---- INPUT RECORDS

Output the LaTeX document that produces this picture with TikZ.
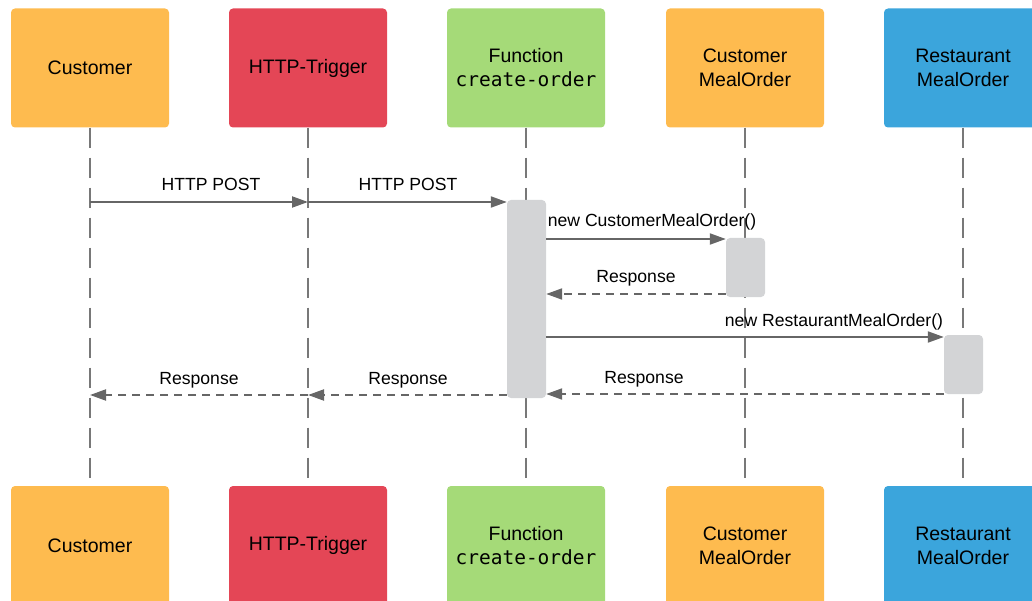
\documentclass[tikz,border=0pt]{standalone}
\usepackage{fontspec}
\setmainfont{Liberation Sans}
\setmonofont{DejaVu Sans Mono}
\usetikzlibrary{arrows.meta}

\definecolor{orangebox}{HTML}{FEBB4F}
\definecolor{redbox}{HTML}{E44656}
\definecolor{greenbox}{HTML}{A5DA78}
\definecolor{bluebox}{HTML}{3BA5DC}
\definecolor{actgray}{HTML}{D3D4D6}
\definecolor{linegray}{HTML}{666666}
\definecolor{lifegray}{HTML}{787878}

\begin{document}
\begin{tikzpicture}[x=1pt,y=-1pt,
  actor/.style={rounded corners=4pt, minimum width=158pt, minimum height=119pt,
    inner sep=0pt, align=center, font=\fontsize{19.5}{24}\selectfont},
  lifeline/.style={draw=lifegray, line width=2pt, dash pattern=on 20pt off 10pt},
  activation/.style={fill=actgray, rounded corners=4pt, minimum width=39pt, inner sep=0pt},
  msg/.style={draw=linegray, line width=2pt, -{Triangle[length=16pt,width=11pt]}},
  reply/.style={msg, dash pattern=on 8pt off 6pt},
  lbl/.style={anchor=base, inner sep=0pt, font=\fontsize{17.6}{20}\selectfont}]

\useasboundingbox (0,0) rectangle (1032,601);
\clip (0,0) rectangle (1032,601);

% participants, top row
\node[actor, fill=orangebox] (c1t) at (90,68)  {Customer};
\node[actor, fill=redbox]    (c2t) at (308,68) {HTTP-Trigger};
\node[actor, fill=greenbox]  (c3t) at (526,68) {Function\\\texttt{create-order}};
\node[actor, fill=orangebox] (c4t) at (745,68) {Customer\\MealOrder};
\node[actor, fill=bluebox]   (c5t) at (963,68) {Restaurant\\MealOrder};

% participants, bottom row
\node[actor, fill=orangebox] (c1b) at (90,545.5)  {Customer};
\node[actor, fill=redbox]    (c2b) at (308,545.5) {HTTP-Trigger};
\node[actor, fill=greenbox]  (c3b) at (526,545.5) {Function\\\texttt{create-order}};
\node[actor, fill=orangebox] (c4b) at (745,545.5) {Customer\\MealOrder};
\node[actor, fill=bluebox]   (c5b) at (963,545.5) {Restaurant\\MealOrder};

% lifelines
\foreach \i in {1,...,5}
  \draw[lifeline] (c\i t.south) -- (c\i b.north);

% activation bars
\node[activation, minimum height=198pt] (act1) at (526.5,299)   {};
\node[activation, minimum height=59pt]  (act2) at (745.5,267.5) {};
\node[activation, minimum height=59pt]  (act3) at (963.5,364.5) {};

% message rows
\coordinate (r1) at (0,202);
\coordinate (r2) at (0,239);
\coordinate (r3) at (0,294);
\coordinate (r4) at (0,337);
\coordinate (r5) at (0,394);
\coordinate (r6) at (0,395);

% messages
\draw[msg]   (c1t |- r1) -- (c2t |- r1);
\draw[msg]   (c2t |- r1) -- (act1.west |- r1);
\draw[msg]   (act1.east |- r2) -- (act2.west |- r2);
\draw[reply] (act2.west |- r3) -- (act1.east |- r3);
\draw[msg]   (act1.east |- r4) -- (act3.west |- r4);
\draw[reply] (act3.west |- r5) -- (act1.east |- r5);
\draw[reply] (act1.west |- r6) -- (c2t |- r6);
\draw[reply] (c2t |- r6) -- (c1t |- r6);

% message labels
\node[lbl] (l1) at (211,191) {HTTP POST};
\node[lbl] (l2) at (408,191) {HTTP POST};
\node[lbl] (l3) at (652,227) {new CustomerMealOrder()};
\node[lbl] (l4) at (636,283) {Response};
\node[lbl] (l5) at (834,326) {new RestaurantMealOrder()};
\node[lbl] (l6) at (644,383) {Response};
\node[lbl] (l7) at (408,384) {Response};
\node[lbl] (l8) at (199,384) {Response};
\end{tikzpicture}
\end{document}
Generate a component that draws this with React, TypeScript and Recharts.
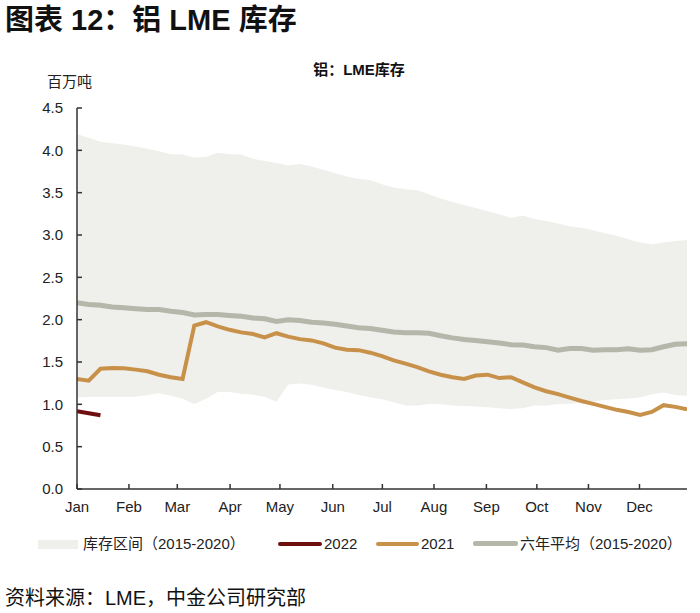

--------

**TASK BRIEF**
Find the lines above that include the string "this" and copy them.

**IN RESPONSE**
Output the LaTeX document that produces this picture with TikZ.
Generate a component that draws this with React, TypeScript and Recharts.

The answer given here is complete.